Personal information
- Full name: Daniel Stevens
- Date of birth: 10 November 1976 (age 48)
- Original team(s): Northern Knights
- Draft: 52nd, 1994 AFL draft
- Height: 180 cm (5 ft 11 in)
- Weight: 82 kg (181 lb)

Playing career^{1}
- Years: Club / Games (Goals)
- 1996–1999: North Melbourne / 15 (7)
- ^{1} Playing statistics correct to the end of 1999.

= Danny Stevens (Australian footballer) =

Australian rules footballer and coach

Daniel "Danny" Stevens (born 10 November 1976) is a former Australian rules footballer who played with North Melbourne in the Australian Football League (AFL) during the 1990s.

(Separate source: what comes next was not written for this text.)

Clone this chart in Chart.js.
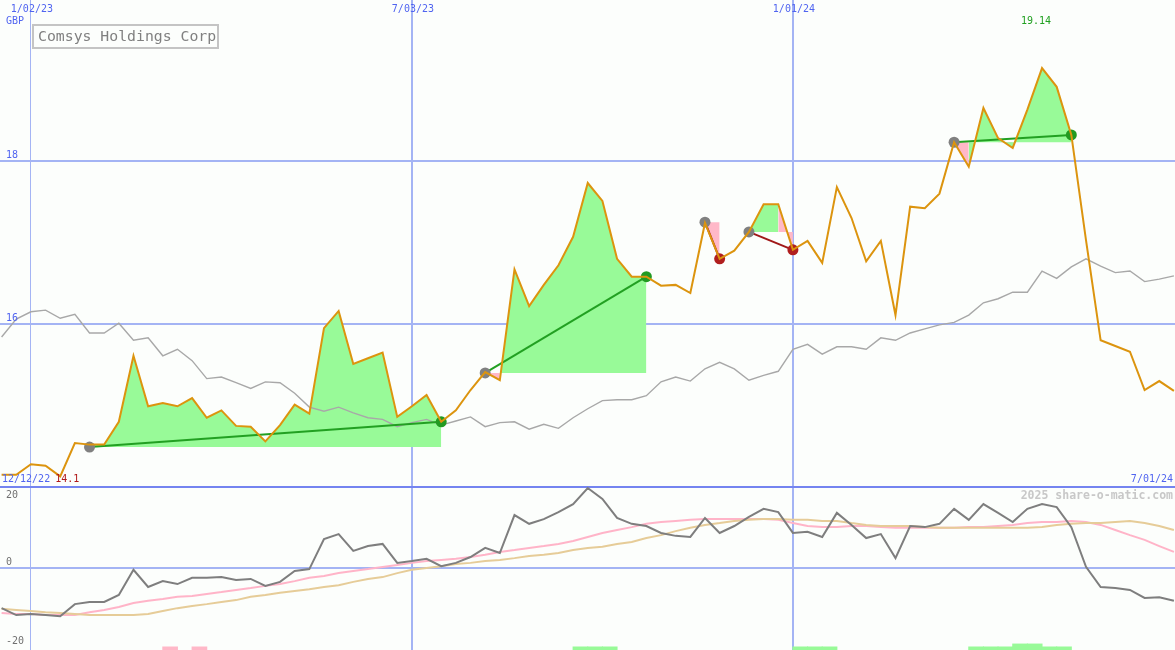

Although he played his early football at St Marys Greensborough, it was from the Northern Knights that Stevens was recruited from in the 1994 AFL draft. The brother of Nick Stevens, he played his football as a wingman and half forward flanker. After playing just once in North Melbourne's premiership year of 1996, Stevens made his way back into the side late in the 1997 season and participated in two finals. He could however only manage six games over the next two seasons and was delisted.

Stevens was a member of the first Central District SANFL premiership team in 2000. Since his stint at Tatura in the Goulburn Valley Football Netball League, Stevens has been heavily involved in coaching throughout New South Wales. He was the assistant coach of the NSW/ACT Rams at the 2008 AFL Under 18 Championships.